- TASK INSTRUCTIONS -
Exclude the pictures and reproduce the remaining data exactly as written.

- MATERIAL -
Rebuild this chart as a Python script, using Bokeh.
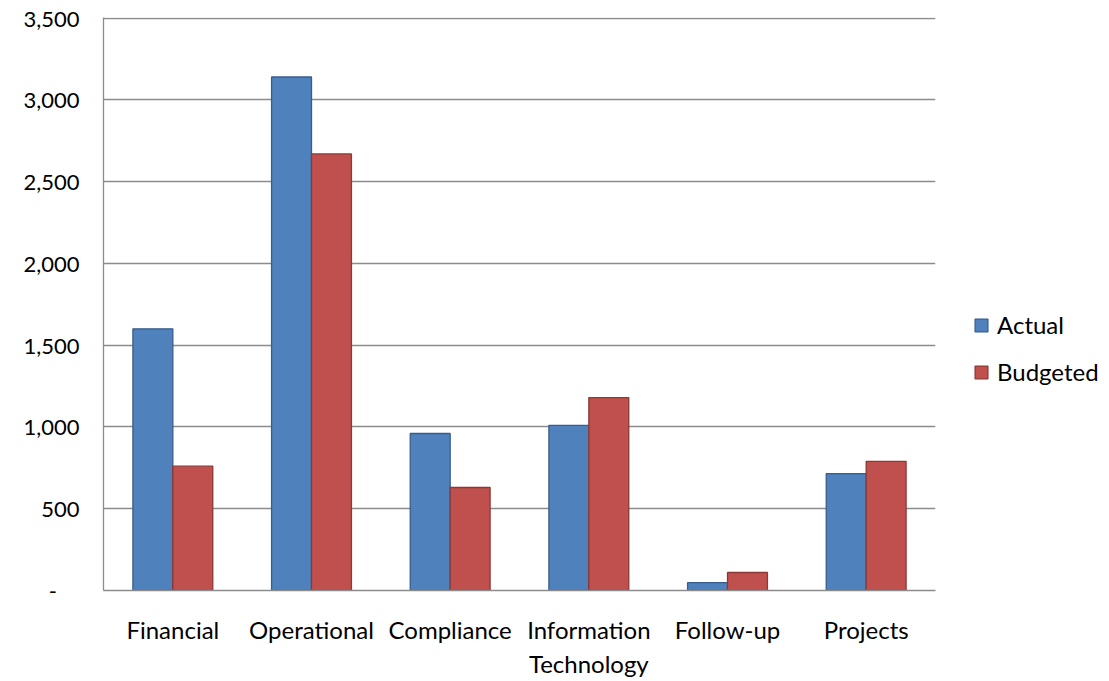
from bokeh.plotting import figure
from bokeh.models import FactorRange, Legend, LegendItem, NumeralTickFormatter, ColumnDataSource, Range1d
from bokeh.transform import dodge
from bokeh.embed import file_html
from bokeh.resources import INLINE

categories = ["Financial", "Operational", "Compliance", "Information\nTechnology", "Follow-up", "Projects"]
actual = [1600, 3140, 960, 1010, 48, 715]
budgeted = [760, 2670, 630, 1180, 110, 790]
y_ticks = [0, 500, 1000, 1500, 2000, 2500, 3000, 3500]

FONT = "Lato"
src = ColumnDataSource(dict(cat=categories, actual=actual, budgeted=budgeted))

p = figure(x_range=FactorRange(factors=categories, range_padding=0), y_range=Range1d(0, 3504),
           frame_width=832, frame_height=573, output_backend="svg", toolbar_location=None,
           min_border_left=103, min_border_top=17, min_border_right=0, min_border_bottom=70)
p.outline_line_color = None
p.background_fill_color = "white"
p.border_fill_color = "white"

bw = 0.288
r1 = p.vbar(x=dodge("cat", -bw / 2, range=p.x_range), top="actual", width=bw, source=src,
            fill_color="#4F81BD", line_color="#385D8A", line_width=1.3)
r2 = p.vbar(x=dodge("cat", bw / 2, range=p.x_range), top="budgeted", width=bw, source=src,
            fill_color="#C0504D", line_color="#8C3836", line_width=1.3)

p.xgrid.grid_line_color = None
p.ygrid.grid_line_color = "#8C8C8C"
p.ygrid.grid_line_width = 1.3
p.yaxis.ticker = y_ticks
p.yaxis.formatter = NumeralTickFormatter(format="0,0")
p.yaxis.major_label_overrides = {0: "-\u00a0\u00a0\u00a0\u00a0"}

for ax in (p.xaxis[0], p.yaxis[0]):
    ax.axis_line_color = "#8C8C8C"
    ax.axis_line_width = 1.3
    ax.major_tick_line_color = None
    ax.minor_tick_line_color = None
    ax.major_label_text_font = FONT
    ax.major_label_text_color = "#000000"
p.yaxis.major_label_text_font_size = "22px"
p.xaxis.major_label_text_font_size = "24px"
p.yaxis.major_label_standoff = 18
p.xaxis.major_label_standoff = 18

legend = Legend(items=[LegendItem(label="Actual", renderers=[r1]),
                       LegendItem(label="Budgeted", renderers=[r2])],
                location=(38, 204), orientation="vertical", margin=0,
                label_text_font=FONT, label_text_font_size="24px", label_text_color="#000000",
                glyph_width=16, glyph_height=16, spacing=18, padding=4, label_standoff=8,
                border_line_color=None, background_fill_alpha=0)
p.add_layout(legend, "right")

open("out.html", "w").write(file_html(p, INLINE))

- THE RESULT -
Rebuild this chart as a Python script, using Bokeh.
from bokeh.plotting import figure
from bokeh.models import FactorRange, Legend, LegendItem, NumeralTickFormatter, ColumnDataSource, Range1d
from bokeh.transform import dodge
from bokeh.embed import file_html
from bokeh.resources import INLINE

categories = ["Financial", "Operational", "Compliance", "Information\nTechnology", "Follow-up", "Projects"]
actual = [1600, 3140, 960, 1010, 48, 715]
budgeted = [760, 2670, 630, 1180, 110, 790]
y_ticks = [0, 500, 1000, 1500, 2000, 2500, 3000, 3500]

FONT = "Lato"
src = ColumnDataSource(dict(cat=categories, actual=actual, budgeted=budgeted))

p = figure(x_range=FactorRange(factors=categories, range_padding=0), y_range=Range1d(0, 3504),
           frame_width=832, frame_height=573, output_backend="svg", toolbar_location=None,
           min_border_left=103, min_border_top=17, min_border_right=0, min_border_bottom=70)
p.outline_line_color = None
p.background_fill_color = "white"
p.border_fill_color = "white"

bw = 0.288
r1 = p.vbar(x=dodge("cat", -bw / 2, range=p.x_range), top="actual", width=bw, source=src,
            fill_color="#4F81BD", line_color="#385D8A", line_width=1.3)
r2 = p.vbar(x=dodge("cat", bw / 2, range=p.x_range), top="budgeted", width=bw, source=src,
            fill_color="#C0504D", line_color="#8C3836", line_width=1.3)

p.xgrid.grid_line_color = None
p.ygrid.grid_line_color = "#8C8C8C"
p.ygrid.grid_line_width = 1.3
p.yaxis.ticker = y_ticks
p.yaxis.formatter = NumeralTickFormatter(format="0,0")
p.yaxis.major_label_overrides = {0: "-\u00a0\u00a0\u00a0\u00a0"}

for ax in (p.xaxis[0], p.yaxis[0]):
    ax.axis_line_color = "#8C8C8C"
    ax.axis_line_width = 1.3
    ax.major_tick_line_color = None
    ax.minor_tick_line_color = None
    ax.major_label_text_font = FONT
    ax.major_label_text_color = "#000000"
p.yaxis.major_label_text_font_size = "22px"
p.xaxis.major_label_text_font_size = "24px"
p.yaxis.major_label_standoff = 18
p.xaxis.major_label_standoff = 18

legend = Legend(items=[LegendItem(label="Actual", renderers=[r1]),
                       LegendItem(label="Budgeted", renderers=[r2])],
                location=(38, 204), orientation="vertical", margin=0,
                label_text_font=FONT, label_text_font_size="24px", label_text_color="#000000",
                glyph_width=16, glyph_height=16, spacing=18, padding=4, label_standoff=8,
                border_line_color=None, background_fill_alpha=0)
p.add_layout(legend, "right")

open("out.html", "w").write(file_html(p, INLINE))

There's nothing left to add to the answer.